▸ **Recorded information**
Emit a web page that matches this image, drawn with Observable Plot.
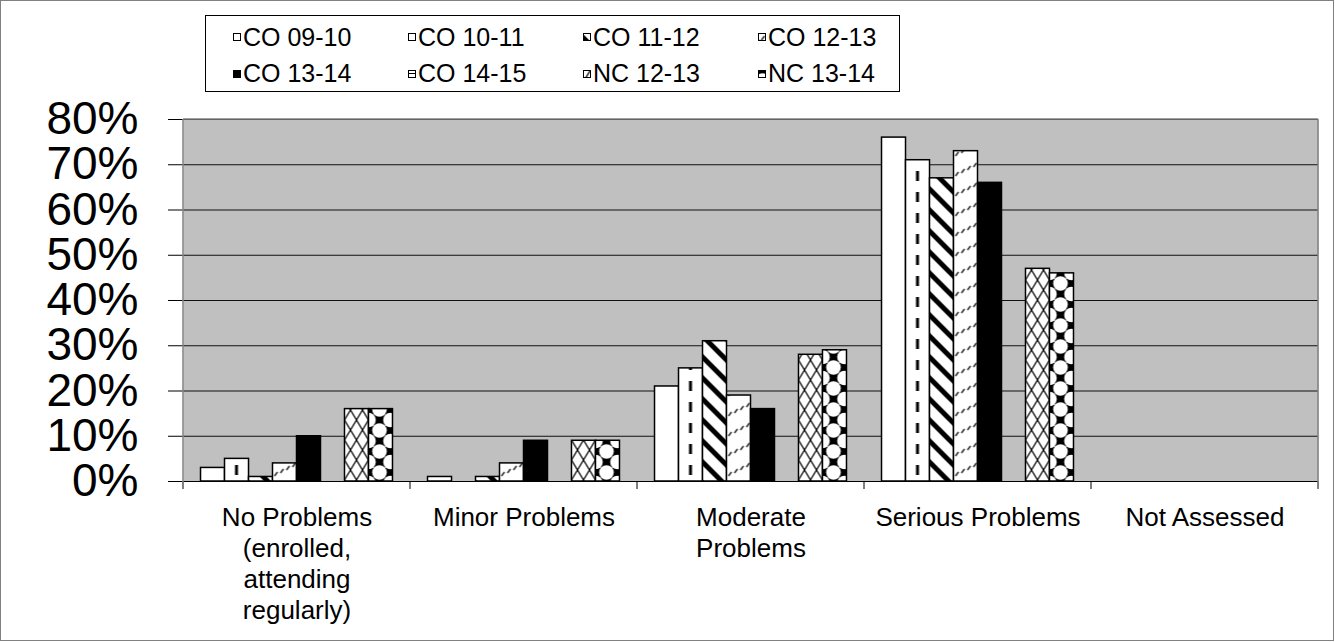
<!DOCTYPE html>
<html>
<head>
<meta charset="utf-8">
<script src="https://cdn.jsdelivr.net/npm/d3@7"></script>
<script src="https://cdn.jsdelivr.net/npm/@observablehq/plot@0.6"></script>
<style>
html, body { margin: 0; padding: 0; background: #fff; }
#wrap { position: relative; width: 1335px; height: 642px; font-family: "Liberation Sans", Arial, sans-serif; }
#border { position: absolute; left: 0; top: 0; width: 1334px; height: 641px; box-sizing: border-box; border: 1px solid #808080; pointer-events: none; }
#chart { position: absolute; left: 0; top: 0; }
#legend { position: absolute; left: 205px; top: 15px; width: 695px; height: 77px; box-sizing: border-box;
  border: 1px solid #000; background: #fff; display: grid; grid-template-columns: repeat(4, 175px);
  grid-auto-rows: 36.6px; padding: 3px 0 0 27px; align-items: center; }
.item { display: flex; align-items: center; font-size: 25px; color: #000; white-space: nowrap; line-height: 1; }
.item svg { margin-right: 2px; flex: none; }
</style>
</head>
<body>
<div id="wrap">
  <div id="chart"></div>
  <div id="legend"></div>
  <div id="border"></div>
</div>
<script>
// ---- data ----
const categories = ["No Problems (enrolled, attending regularly)", "Minor Problems", "Moderate Problems", "Serious Problems", "Not Assessed"];
const categoryLabels = ["No Problems\n(enrolled,\nattending\nregularly)", "Minor Problems", "Moderate\nProblems", "Serious Problems", "Not Assessed"];
const series = ["CO 09-10", "CO 10-11", "CO 11-12", "CO 12-13", "CO 13-14", "CO 14-15", "NC 12-13", "NC 13-14"];
const co0910 = [3, 1, 21, 76, 0];
const co1011 = [5, 0, 25, 71, 0];
const co1112 = [1, 1, 31, 67, 0];
const co1213 = [4, 4, 19, 73, 0];
const co1314 = [10, 9, 16, 66, 0];
const co1415 = [null, null, null, null, null];
const nc1213 = [16, 9, 28, 47, 0];
const nc1314 = [16, 9, 29, 46, 0];
const yTicks = [0, 10, 20, 30, 40, 50, 60, 70, 80];

const seriesValues = [co0910, co1011, co1112, co1213, co1314, co1415, nc1213, nc1314];
const data = [];
categories.forEach((c, i) => series.forEach((s, j) => {
  const v = seriesValues[j][i];
  if (v != null) data.push({category: c, series: s, value: v});
}));

// ---- styles (fills) ----
const fills = {
  "CO 09-10": "#ffffff",
  "CO 10-11": "url(#p-co1011)",
  "CO 11-12": "url(#p-co1112)",
  "CO 12-13": "url(#p-co1213)",
  "CO 13-14": "#000000",
  "CO 14-15": "url(#p-co1415)",
  "NC 12-13": "url(#p-nc1213)",
  "NC 13-14": "url(#p-nc1314)"
};

const plot = Plot.plot({
  width: 1335,
  height: 642,
  marginLeft: 182,
  marginRight: 17,
  marginTop: 119,
  marginBottom: 161,
  fx: {domain: categories, padding: 0, label: null},
  x: {domain: series, paddingInner: 0, paddingOuter: 0.73, round: false, axis: null},
  y: {domain: [0, 80]},
  color: {type: "identity"},
  style: {fontFamily: "'Liberation Sans', Arial, sans-serif", background: "transparent", overflow: "visible", color: "#000"},
  marks: [
    Plot.frame({facet: "super", fill: "#c0c0c0", stroke: "none"}),
    Plot.gridY(yTicks.filter(t => t > 0), {stroke: "#111", strokeOpacity: 1}),
    Plot.barY(data, {fx: "category", x: "series", y: "value", fill: d => fills[d.series], stroke: "#000", strokeWidth: 1.5}),
    Plot.ruleY([0], {stroke: "#000", strokeWidth: 1.2}),
    Plot.axisY(yTicks, {tickSize: 15, tickPadding: 30, fontSize: 46, tickFormat: d => d + "%", label: null, stroke: "#000"}),
    Plot.axisFx({anchor: "bottom", tickSize: 0, tickPadding: 23, fontSize: 26, lineHeight: 1.19,
      tickFormat: c => categoryLabels[categories.indexOf(c)], label: null})
  ]
});

const svg = d3.select(plot);
const defs = svg.insert("defs", ":first-child");
function pat(id, w, h) {
  return defs.append("pattern").attr("id", id).attr("patternUnits", "userSpaceOnUse")
    .attr("width", w).attr("height", h);
}
// CO 10-11: vertical dashed line
const p1 = pat("p-co1011", 24, 21);
p1.append("rect").attr("width", 200).attr("height", 21).attr("fill", "#fff");
const dash = p1.append("rect").attr("x", 10.5).attr("y", 3).attr("width", 3).attr("height", 10).attr("fill", "#000");
// CO 11-12: wide diagonal stripes
const p2 = pat("p-co1112", 21, 21);
p2.append("rect").attr("width", 21).attr("height", 21).attr("fill", "#fff");
p2.append("path").attr("d", "M-5,-5L26,26M16,-5L26,5M-5,16L5,26").attr("stroke", "#000").attr("stroke-width", 5);
// CO 12-13: small dashed diagonals
const p3 = pat("p-co1213", 24, 20);
p3.append("rect").attr("width", 24).attr("height", 20).attr("fill", "#fff");
p3.append("path").attr("d", "M2,16l3,-4M8,13l3,-4M14,10l3,-4M20,7l3,-4").attr("stroke", "#333").attr("stroke-width", 1.6);
// CO 14-15: horizontal lines
const p4 = pat("p-co1415", 8, 6);
p4.append("rect").attr("width", 8).attr("height", 6).attr("fill", "#fff");
p4.append("path").attr("d", "M0,3.5H8").attr("stroke", "#000").attr("stroke-width", 1);
// NC 12-13: trellis
const p5 = pat("p-nc1213", 12, 20);
p5.append("rect").attr("width", 12).attr("height", 20).attr("fill", "#fff");
p5.append("path").attr("d", "M0,0L12,20M12,0L0,20").attr("stroke", "#000").attr("stroke-width", 1.2);
// NC 13-14: white circles on black
const p6 = pat("p-nc1314", 22, 21);
p6.append("rect").attr("width", 22).attr("height", 21).attr("fill", "#000");
[[0,0],[22,0],[0,21],[22,21],[11,10.5]].forEach(([cx, cy]) =>
  p6.append("circle").attr("cx", cx).attr("cy", cy).attr("r", 7.3).attr("fill", "#fff"));

// align patterns to bar left edges
[["p-co1011", p1], ["p-co1112", p2], ["p-co1213", p3], ["p-nc1213", p5], ["p-nc1314", p6]].forEach(([id, p]) => {
  const r = plot.querySelector(`rect[fill="url(#${id})"]`);
  if (r) {
    const rx = +r.getAttribute("x"), rw = +r.getAttribute("width");
    p.attr("x", rx);
    if (id === "p-co1011") { p.attr("width", rw); dash.attr("x", rw / 2 - 1.5); }
  }
});

// plot-area outline and category boundary ticks, from the library's scales
const fxS = plot.scale("fx"), yS = plot.scale("y");
const bounds = categories.map(c => fxS.apply(c));
bounds.push(fxS.apply(categories[categories.length - 1]) + fxS.bandwidth);
const y0 = yS.apply(0), yTop = yS.apply(80);
const deco = svg.append("g");
bounds.forEach(x => deco.append("line").attr("x1", x).attr("x2", x).attr("y1", y0).attr("y2", y0 + 8)
  .attr("stroke", "#000"));
deco.append("line").attr("x1", bounds[0]).attr("x2", bounds[0]).attr("y1", yTop).attr("y2", y0 + 8).attr("stroke", "#808080").attr("stroke-width", 1.5);
deco.append("line").attr("x1", bounds[bounds.length - 1]).attr("x2", bounds[bounds.length - 1]).attr("y1", yTop).attr("y2", y0 + 8).attr("stroke", "#808080").attr("stroke-width", 1.5);
deco.append("line").attr("x1", bounds[0]).attr("x2", bounds[bounds.length - 1]).attr("y1", yTop).attr("y2", yTop).attr("stroke", "#808080").attr("stroke-width", 1.5);

document.getElementById("chart").appendChild(plot);

// legend
const legend = d3.select("#legend");
series.forEach(s => {
  const item = legend.append("div").attr("class", "item");
  const sw = item.append("svg").attr("width", 8).attr("height", 8);
  sw.append("rect").attr("x", 0.5).attr("y", 0.5).attr("width", 7).attr("height", 7)
    .attr("fill", fills[s]).attr("stroke", "#000").attr("stroke-width", 1);
  item.append("span").text(s);
});
</script>
</body>
</html>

▸ **Stated task**
Starting at the top of the listing above, reproduce each line up to and including the one with "60, 70, 80];"; omit the pictures.

▸ **Output of the exercise**
Emit a web page that matches this image, drawn with Observable Plot.
<!DOCTYPE html>
<html>
<head>
<meta charset="utf-8">
<script src="https://cdn.jsdelivr.net/npm/d3@7"></script>
<script src="https://cdn.jsdelivr.net/npm/@observablehq/plot@0.6"></script>
<style>
html, body { margin: 0; padding: 0; background: #fff; }
#wrap { position: relative; width: 1335px; height: 642px; font-family: "Liberation Sans", Arial, sans-serif; }
#border { position: absolute; left: 0; top: 0; width: 1334px; height: 641px; box-sizing: border-box; border: 1px solid #808080; pointer-events: none; }
#chart { position: absolute; left: 0; top: 0; }
#legend { position: absolute; left: 205px; top: 15px; width: 695px; height: 77px; box-sizing: border-box;
  border: 1px solid #000; background: #fff; display: grid; grid-template-columns: repeat(4, 175px);
  grid-auto-rows: 36.6px; padding: 3px 0 0 27px; align-items: center; }
.item { display: flex; align-items: center; font-size: 25px; color: #000; white-space: nowrap; line-height: 1; }
.item svg { margin-right: 2px; flex: none; }
</style>
</head>
<body>
<div id="wrap">
  <div id="chart"></div>
  <div id="legend"></div>
  <div id="border"></div>
</div>
<script>
// ---- data ----
const categories = ["No Problems (enrolled, attending regularly)", "Minor Problems", "Moderate Problems", "Serious Problems", "Not Assessed"];
const categoryLabels = ["No Problems\n(enrolled,\nattending\nregularly)", "Minor Problems", "Moderate\nProblems", "Serious Problems", "Not Assessed"];
const series = ["CO 09-10", "CO 10-11", "CO 11-12", "CO 12-13", "CO 13-14", "CO 14-15", "NC 12-13", "NC 13-14"];
const co0910 = [3, 1, 21, 76, 0];
const co1011 = [5, 0, 25, 71, 0];
const co1112 = [1, 1, 31, 67, 0];
const co1213 = [4, 4, 19, 73, 0];
const co1314 = [10, 9, 16, 66, 0];
const co1415 = [null, null, null, null, null];
const nc1213 = [16, 9, 28, 47, 0];
const nc1314 = [16, 9, 29, 46, 0];
const yTicks = [0, 10, 20, 30, 40, 50, 60, 70, 80];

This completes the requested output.